It seems to me that we as a culture are too easily offended. Recently, Phil Robertson, of Duck Dynasty fame, expressed his convictions regarding homosexuality. Under intense pressure from the LGBT community, A&E suspended Robertson and the show. Colin Cowherd was a national sports radio personality with ESPN. Earlier this year he made remarks which offended some athletes from the Dominican Republic. ESPN opted to fire Cowherd after receiving tremendous pressure from sponsors.
But just because we find someone’s speech offensive does not mean that it should be suppressed. We have lost the ability to endure hard things. We might not like what someone has to say. But that doesn’t mean they should lose their job over it. We might be offended by someone’s words. But that doesn’t give us a license to be perpetually wounded and chronically bitter.
Having said that, we as believers should do everything we can to avoid giving offense. The gospel is inherently offensive as it confronts our sin. But we should not offend unnecessarily. We are called upon to adorn the gospel and present it in all of its grace and beauty. We live in an uncivilized age. People are snarky, sarcastic and mean-spirited (just read the comments below any online news article). But Jesus’ people should be marked by grace and truth.

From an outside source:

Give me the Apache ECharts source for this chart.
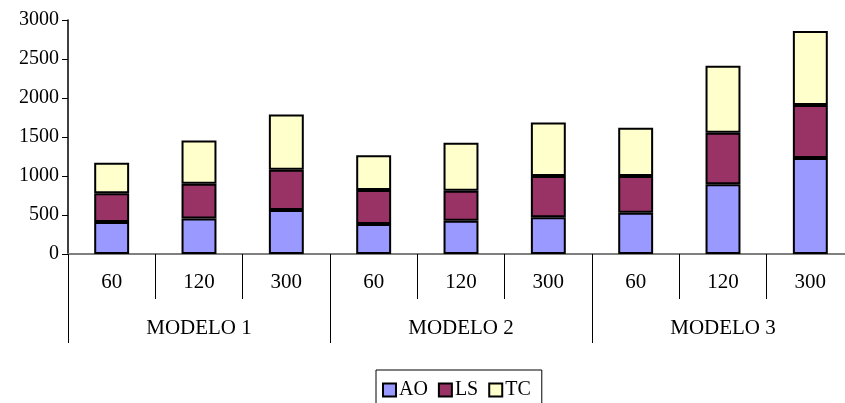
<!DOCTYPE html>
<html>
<head>
<meta charset="utf-8">
<script src="https://cdn.jsdelivr.net/npm/echarts@6/dist/echarts.min.js"></script>
<style>
  html, body { margin: 0; padding: 0; background: #fff; overflow: hidden; }
  #chart { width: 845px; height: 403px; }
</style>
</head>
<body>
<div id="chart"></div>
<script>
// Sub-categories (time values) and the model groups they belong to
const subCategories = ['60', '120', '300', '60', '120', '300', '60', '120', '300'];
const groups = ['MODELO 1', 'MODELO 2', 'MODELO 3'];

// Stacked components
const AO = [410, 455, 565, 385, 425, 470, 530, 895, 1230];
const LS = [370, 445, 515, 435, 385, 530, 470, 660, 680];
const TC = [390, 555, 710, 445, 615, 685, 620, 860, 950];

const yTicks = { min: 0, max: 3000, interval: 500 };

const font = 'Liberation Serif';
const chart = echarts.init(document.getElementById('chart'));

const barStyle = (color) => ({
  color: color,
  borderColor: '#000',
  borderWidth: 2
});

chart.setOption({
  animation: false,
  textStyle: { fontFamily: font },
  // plot runs slightly past the right edge of the canvas
  grid: { left: 68, width: 786, top: 20, bottom: 149, outerBoundsMode: 'none' },
  legend: {
    data: ['AO', 'LS', 'TC'],
    left: 376,
    top: 370,
    orient: 'horizontal',
    padding: [10, 11, 14, 6],
    borderColor: '#000',
    borderWidth: 1,
    itemWidth: 13,
    itemHeight: 13,
    itemGap: 10,
    icon: 'rect',
    itemStyle: { borderColor: '#000', borderWidth: 2 },
    textStyle: { fontFamily: font, fontSize: 20, color: '#000', padding: [0, 0, 0, -2] }
  },
  xAxis: [
    {
      type: 'category',
      data: subCategories,
      position: 'bottom',
      axisLine: { show: true, lineStyle: { color: '#808080', width: 2 } },
      axisTick: { show: true, length: 45, interval: 0, lineStyle: { color: '#000', width: 1 } },
      axisLabel: { interval: 0, margin: 18, fontFamily: font, fontSize: 21, color: '#000' },
      splitLine: { show: false }
    },
    {
      type: 'category',
      data: groups,
      position: 'bottom',
      axisLine: { show: false },
      axisTick: { show: true, length: 89, interval: 0, lineStyle: { color: '#000', width: 1 } },
      axisLabel: { interval: 0, margin: 64, fontFamily: font, fontSize: 21, color: '#000' },
      splitLine: { show: false }
    }
  ],
  yAxis: {
    type: 'value',
    min: yTicks.min,
    max: yTicks.max,
    interval: yTicks.interval,
    axisLine: { show: true, lineStyle: { color: '#000', width: 1.5 } },
    axisTick: { show: true, length: 6, lineStyle: { color: '#000' } },
    axisLabel: { margin: 9, fontFamily: font, fontSize: 20, color: '#000', formatter: (v) => String(v) },
    splitLine: { show: false }
  },
  series: [
    { name: 'AO', type: 'bar', stack: 'total', data: AO, barWidth: '40%', itemStyle: barStyle('#9999FF') },
    { name: 'LS', type: 'bar', stack: 'total', data: LS, barWidth: '40%', itemStyle: barStyle('#993366') },
    { name: 'TC', type: 'bar', stack: 'total', data: TC, barWidth: '40%', itemStyle: barStyle('#FFFFCC') }
  ]
});
</script>
</body>
</html>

Proverbs 18:19 says, “An offended brother is more unyielding than a fortified city, and disputes are like the barred gates of a citadel.” Once someone has been offended, it is very difficult to mend the fence. It would be easier to barge into the oval office than to reach the heart of an offended person. We must always remember that our ultimate goal is to win people to Christ. An insensitive comment, a harsh tone and an emotionally charged attack might help us to win the argument but it will make it nearly impossible to win the heart.